How else to interpret dictates of lawmakers who retaliated with a vengeance over IPTV’s airing of "It’s Elementary," a PBS network program exploring how teachers and students discuss homosexuality?

Meanspirited lawmakers with an aversion to confronting social issues sliced IPTV’s budget request in half, then added a fiat: IPTV’s programs should avoid controversial topics and instead stress cultural and family enrichment, character education, promotion of virtues and moral values.

That’s fine for the local pastor’s Sunday sermon, but hardly fuel for gray matter that adult IPTV viewers expect.

The most stubborn booster of this veiled censorship was Sen. Hal Bunderson, a Meridian Republican, whose special peeve about public discussion of homosexuality ignores reality. Homosexuality is a hot political topic.

The presumed presidential nominee of Bunderson’s political party, George W. Bush, made news by agreeing to meet with Log Cabin Republicans, a gay group. In Congress, debate rages on about gays in the military.

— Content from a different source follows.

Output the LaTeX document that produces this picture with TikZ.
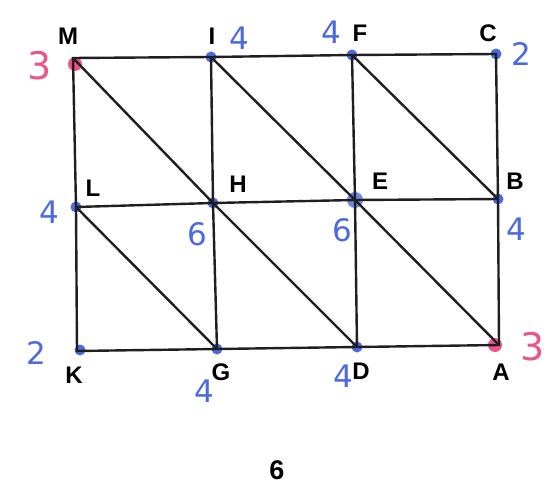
\documentclass[tikz,border=0pt]{standalone}
\usepackage{fontspec}
\setmainfont{Liberation Sans}
\newfontfamily\handfont{DejaVu Sans}
\definecolor{penblue}{RGB}{75,105,225}
\definecolor{penpink}{RGB}{235,85,135}
\begin{document}
\begin{tikzpicture}[x=1pt,y=-1pt,
  edge/.style={line width=2.4pt,black!88},
  lbl/.style={font=\fontsize{24}{26}\selectfont\bfseries,inner sep=0pt},
  bnum/.style={font=\handfont\fontsize{31}{32}\selectfont,text=penblue,inner sep=0pt},
  pnum/.style={font=\handfont\fontsize{38}{40}\selectfont,text=penpink,inner sep=0pt},
  bdot/.style={circle,fill=penblue,inner sep=0pt,minimum size=11pt},
  pdot/.style={circle,fill=penpink,inner sep=0pt,minimum size=14pt}]
\useasboundingbox (0,0) rectangle (551,492);
\fill[white] (0,0) rectangle (551,492);
% grid points
\coordinate (M) at (73,58);
\coordinate (I) at (211,57);
\coordinate (F) at (352,55);
\coordinate (C) at (496,54);
\coordinate (L) at (76,207);
\coordinate (H) at (213,203);
\coordinate (E) at (355,200);
\coordinate (B) at (498,199);
\coordinate (K) at (77,351);
\coordinate (G) at (217,349);
\coordinate (D) at (357,347);
\coordinate (A) at (499,345);
% dots
\node[pdot] (dM) at (75,64) {};
\node[pdot] (dA) at (495,345) {};
\node[bdot] (dI) at (I) {};
\node[bdot] (dF) at (F) {};
\node[bdot] (dC) at (C) {};
\node[bdot] (dL) at (L) {};
\node[bdot] (dH) at (H) {};
\node[bdot,minimum size=16pt,fill=penblue!80] (dE) at (E) {};
\node[bdot] (dB) at (B) {};
\node[bdot] (dK) at (80,350) {};
\node[bdot] (dG) at (G) {};
\node[bdot] (dD) at (D) {};
% edges
\draw[edge] (M) -- (I) -- (F) -- (C) -- (B) -- (A) -- (D) -- (G) -- (K) -- (L) -- cycle;
\draw[edge] (I) -- (H) -- (G);
\draw[edge] (F) -- (E) -- (D);
\draw[edge] (L) -- (H) -- (E) -- (B);
\draw[edge] (M) -- (H) -- (D);
\draw[edge] (I) -- (E) -- (A);
\draw[edge] (F) -- (B);
\draw[edge] (L) -- (G);
% letters
\node[lbl] (tM) at (68,36) {M};
\node[lbl] (tI) at (212,36) {I};
\node[lbl] (tF) at (360,33) {F};
\node[lbl] (tC) at (488,33) {C};
\node[lbl] (tL) at (93,188) {L};
\node[lbl] (tH) at (238,184) {H};
\node[lbl] (tE) at (380,181) {E};
\node[lbl] (tB) at (515,181) {B};
\node[lbl] (tK) at (74,375) {K};
\node[lbl] (tG) at (221,372) {G};
\node[lbl] (tD) at (361,371) {D};
\node[lbl] (tA) at (501,372) {A};
\node[font=\fontsize{27}{30}\selectfont\bfseries,inner sep=0pt] (t6) at (277,470) {6};
% handwritten numbers
\node[pnum] (nM) at (40,66) {3};
\node[pnum] (nA) at (533,347) {3};
\node[bnum] (nI) at (239,38) {4};
\node[bnum] (nF) at (331,32) {4};
\node[bnum] (nC) at (521,54) {2};
\node[bnum] (nL) at (49,212) {4};
\node[bnum] (nH) at (197,234) {6};
\node[bnum] (nE) at (342,230) {6};
\node[bnum] (nB) at (516,229) {4};
\node[bnum] (nK) at (36,353) {2};
\node[bnum] (nG) at (204,391) {4};
\node[bnum] (nD) at (343,376) {4};
\end{tikzpicture}
\end{document}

Corporations are extending benefits to same-sex partners.

So why does Sen. Bunderson want to remove IPTV from the real world? Could it be he believes a TV program would instantly transform viewers into homosexuals?

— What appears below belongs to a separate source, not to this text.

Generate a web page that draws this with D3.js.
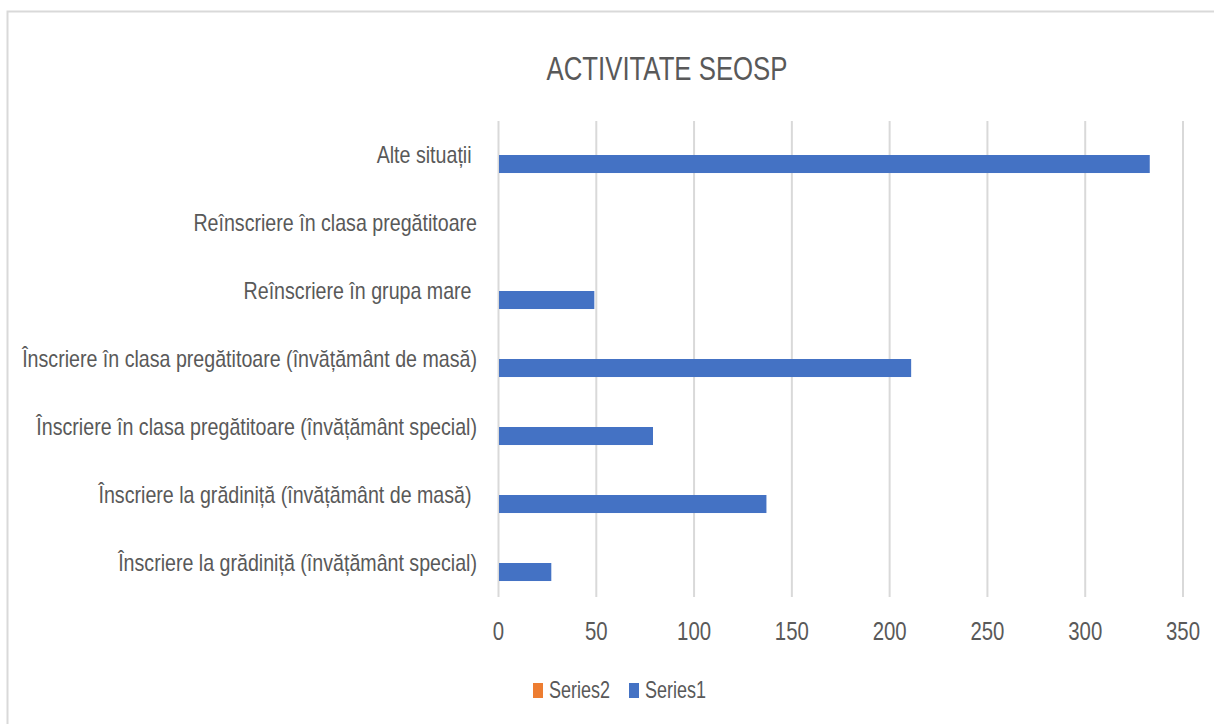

Mindless politicians of the 1950s behaved the same about communism—discussing communism in college political science classes was tantamount to subversion.

So IPTV’s dilemma is what sort of "controversy" to avoid, and whose moral values to promote, lest Sen. Bunderson’s Victorian sensibilities be offended and he uses the purse again for revenge?

Is controversy swirling around teaching evolution vs. creationism too spicy for Sen. Bunderson’s tastes? Should IPTV carry programs examining controversies surrounding abortion and physician-assisted suicide?

Sen. Bunderson’s attempt to substitute his judgment for those of pros reminds me of President Truman.

After Truman boasted in a University of Missouri speech he could do as good a job editing a newspaper as journalists, my boss at the time, Miami Herald publisher John Knight, invited HST to "edit" the Herald on his next trip to the Key West "Little White House."

On April 30, 1960, former president Truman showed up. Knight provided copy pencils, a stack of stories from the news services and the seat at the news editor’s desk. Truman pondered hundreds of stories from which to pick material for the morning edition. Finally, he looked up in helpless exasperation.

"Hell, this is your job," HST said, nodding toward Knight and editors standing nearby.

Truman left without editing a word, admitting he should stick to politics.

If that’s good advice for an American president, surely it’s good enough advice for Sen. Bunderson. Mr. Senator, leave TV to the pros.

 

Pat Murphy is the retired publisher of the Arizona Republic and a former radio commentator.